The Socialist Party’s case that socialism will be established by the conscious democratic political action of a majority of workers using the electoral machinery, which in this country means parliament. Only a democratically elected socialist majority can introduce socialism after the capture of the machinery of government. Should an anti-socialist, undemocratic minority attempt to sabotage or disrupt social organisation and administration, a socialist society would necessarily take such action as was requisite to ensure social harmony. the democratic state has been forced, against its will, to bring into being methods, institutions, and procedures which have left open the road to power for the workers to travel upon when they know what to do and how to do it. In this country the central institution through which power is exercised is Parliament. To merely send working-class nominees there to control it is not sufficient. The purpose must be to accomplish a revolutionary reorganisation of society, a revolution, in its basis, which will put everybody on an equal footing as participants in the production, distribution and consumption of social requirements as well as in control of society itself.
Politicians spread one of the biggest myths which keep people voting for them and it is that it is possible to "run" capitalism. With no steering wheel, no brakes and no happy end in sight, capitalism is never short of prospective aspiring "drivers" who will do and say anything for a chance to sit up front in the drivers seat. They try to persuade us that they can control market forces until the next crisis exposes that lie, whereupon the politician quickly blames foreigners, . Evidence for the chaotic nature of capitalism is not scarce. The Socialist Party's candidates' mission is simple. No promises of "I'll do this and I'll do that for my constituents", no flattery, no sweet talk. If you vote for the Socialist Party you won't get a wage rise or a tax cut. If you vote for us now, it's not because we've conned you into it with policies full of promises and pledges. We proceed with our advocacy and education until the working class have understood the fundamental facts of their position—the facts that because they do not own the means by which they live they are commodities on the market, never bought unless the buyers (the owners of the means of life) can see a profit to themselves in the transaction, always sold when the opportunity offers because in that only can the necessaries of life be obtained. We have to emphasise the fact that no appreciable change is possible in the working-class condition while they remain commodities, and that the only method by which the alteration can be wrought is by the working class taking the means of life out of the hands of those who at present hold them, and whose private ownership is the cause of the trouble.
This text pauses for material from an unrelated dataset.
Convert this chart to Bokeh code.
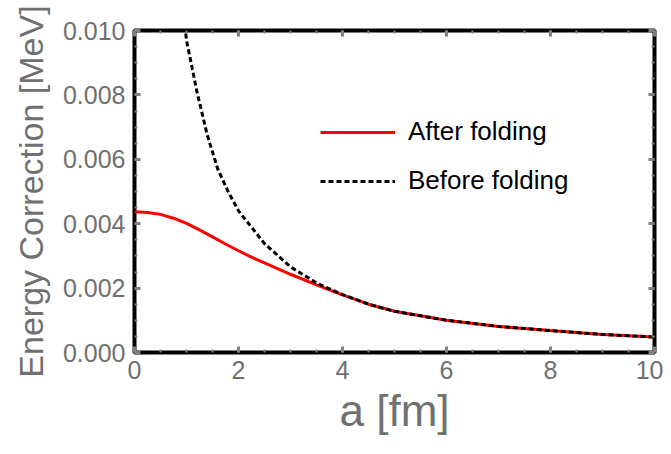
from bokeh.plotting import figure
from bokeh.models import Range1d, LinearAxis, Legend, LegendItem, FixedTicker
from bokeh.embed import file_html
from bokeh.resources import INLINE

# ---- data ----
a_after = [0.0, 0.25, 0.5, 0.75, 1.0, 1.25, 1.5, 1.75, 2.0, 2.25, 2.5, 3.0, 3.5, 4.0, 4.5, 5.0, 6.0, 7.0, 8.0, 9.0, 10.0]
e_after = [0.00437, 0.00435, 0.00429, 0.00417, 0.00401, 0.00381, 0.00359, 0.00337, 0.00316, 0.00296, 0.00278,
           0.00243, 0.00210, 0.00179, 0.00150, 0.00128, 0.00100, 0.00081, 0.00068, 0.00056, 0.00048]

a_before = [0.95, 1.0, 1.2, 1.4, 1.6, 1.8, 2.0, 2.5, 3.0, 3.5, 4.0, 4.5, 5.0, 6.0, 7.0, 8.0, 9.0, 10.0]
e_before = [0.0104, 0.0097, 0.0081, 0.00675, 0.0057, 0.0050, 0.0044, 0.00338, 0.00266, 0.00216, 0.00180,
            0.00150, 0.00128, 0.00100, 0.00081, 0.00068, 0.00056, 0.00048]

x_ticks = [0, 2, 4, 6, 8, 10]
y_ticks = [0.000, 0.002, 0.004, 0.006, 0.008, 0.010]
y_tick_labels = {t: f"{t:.3f}" for t in y_ticks}

labels = ["After folding", "Before folding"]

FONT = "Liberation Sans"
GRAY = "#707070"
TICKGRAY = "#808080"

p = figure(frame_width=520, frame_height=322,
           x_range=Range1d(0, 10), y_range=Range1d(0, 0.010),
           output_backend="svg", toolbar_location=None,
           min_border_left=134, min_border_top=30, min_border_right=9, min_border_bottom=92)
p.grid.visible = False
p.outline_line_color = "black"
p.outline_line_width = 4
p.background_fill_color = "white"
p.border_fill_color = "white"

def style_axis(ax, show_labels, ticks=None):
    ax.axis_line_alpha = 0
    ax.major_tick_in = 6
    ax.major_tick_out = 0
    ax.minor_tick_in = 3
    ax.minor_tick_out = 0
    ax.major_tick_line_color = TICKGRAY
    ax.minor_tick_line_color = TICKGRAY
    ax.major_tick_line_width = 3
    ax.minor_tick_line_width = 2
    if show_labels:
        ax.major_label_text_font = FONT
        ax.major_label_text_font_size = "25px"
        ax.major_label_text_color = GRAY
        ax.axis_label_text_font = FONT
        ax.axis_label_text_color = GRAY
        ax.axis_label_text_font_style = "normal"
    else:
        ax.major_label_overrides = {t: "" for t in ticks}
        ax.major_label_standoff = 0

xax = p.xaxis[0]
yax = p.yaxis[0]
xax.ticker = FixedTicker(ticks=x_ticks, minor_ticks=[i * 0.5 for i in range(21)])
yax.ticker = FixedTicker(ticks=y_ticks, minor_ticks=[i * 0.0005 for i in range(21)])
yax.major_label_overrides = y_tick_labels
style_axis(xax, True)
style_axis(yax, True)
xax.axis_label = "a [fm]"
xax.axis_label_text_font_size = "44px"
xax.major_label_standoff = 8
xax.axis_label_standoff = 4
yax.axis_label = "Energy Correction [MeV]"
yax.axis_label_text_font_size = "34px"
yax.major_label_standoff = 9
yax.axis_label_standoff = 10

top = LinearAxis(ticker=FixedTicker(ticks=x_ticks, minor_ticks=[i * 0.5 for i in range(21)]))
right = LinearAxis(ticker=FixedTicker(ticks=y_ticks, minor_ticks=[i * 0.0005 for i in range(21)]))
style_axis(top, False, x_ticks)
style_axis(right, False, y_ticks)
p.add_layout(top, "above")
p.add_layout(right, "right")

r_after = p.line(a_after, e_after, line_color="#ff0000", line_width=3)
r_before = p.line(a_before, e_before, line_color="black", line_width=3, line_dash="5 3")

legend = Legend(items=[LegendItem(label=labels[0], renderers=[r_after]),
                       LegendItem(label=labels[1], renderers=[r_before])],
                location=(186, 156), orientation="vertical",
                glyph_width=75, glyph_height=30, label_height=30, spacing=18,
                label_standoff=13, padding=0, margin=0,
                label_text_font=FONT, label_text_font_size="26px", label_text_color="black",
                border_line_alpha=0, background_fill_alpha=0)
p.add_layout(legend, "center")

open("out.html", "w").write(file_html(p, INLINE))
Our position is that politicians, whatever their intentions, are actually retarding the development of the only organisation of the working class that can enter into effective conflict with the forces of capitalism. By association with capitalist representatives in both political and economic affairs they induce the idea (which capitalism does everything possible to foster) that the hostility does not exist. But until that fact is clearly understood there can be no material improvement in the workers' condition. It is unfortunate, of course, that the workers do not understand. It makes the task of those who are concerned with the overthrow of capitalism, and the emancipation of the working class from wage-slavery, very difficult. The results of their work seem so very slow a-coming. And some of them tire and drop out of the movement, and others curse the stupidity of the working class, while others again weary of the work, endeavour to secure some immediate consolation by pandering to the ignorance they once may have thought to dispel, and so simply increase the difficulties in the way. The point of the battle should be to put an end to the dirty job of running capitalism.
For so long as capitalist political parties and their agents control the law-making bodies, the armed forces, courts and police, the administrative and tax-gathering departments, local councils, etc, all organisations and actions, whether industrial or political, are strictly limited in their scope because whenever the government decides that a vital capitalist interest is seriously threatened it will use all of its powers to protect capitalist property and privilege. The government's ability to take such action depends on the willingness of the workers in government administration, the armed forces, and police, etc to carry out orders. When the socialist movement becomes much stronger among the working class generally it will increasingly influence the outlook and sympathies of workers in the administration, armed forces, etc and the government's freedom of action will be correspondingly lessened.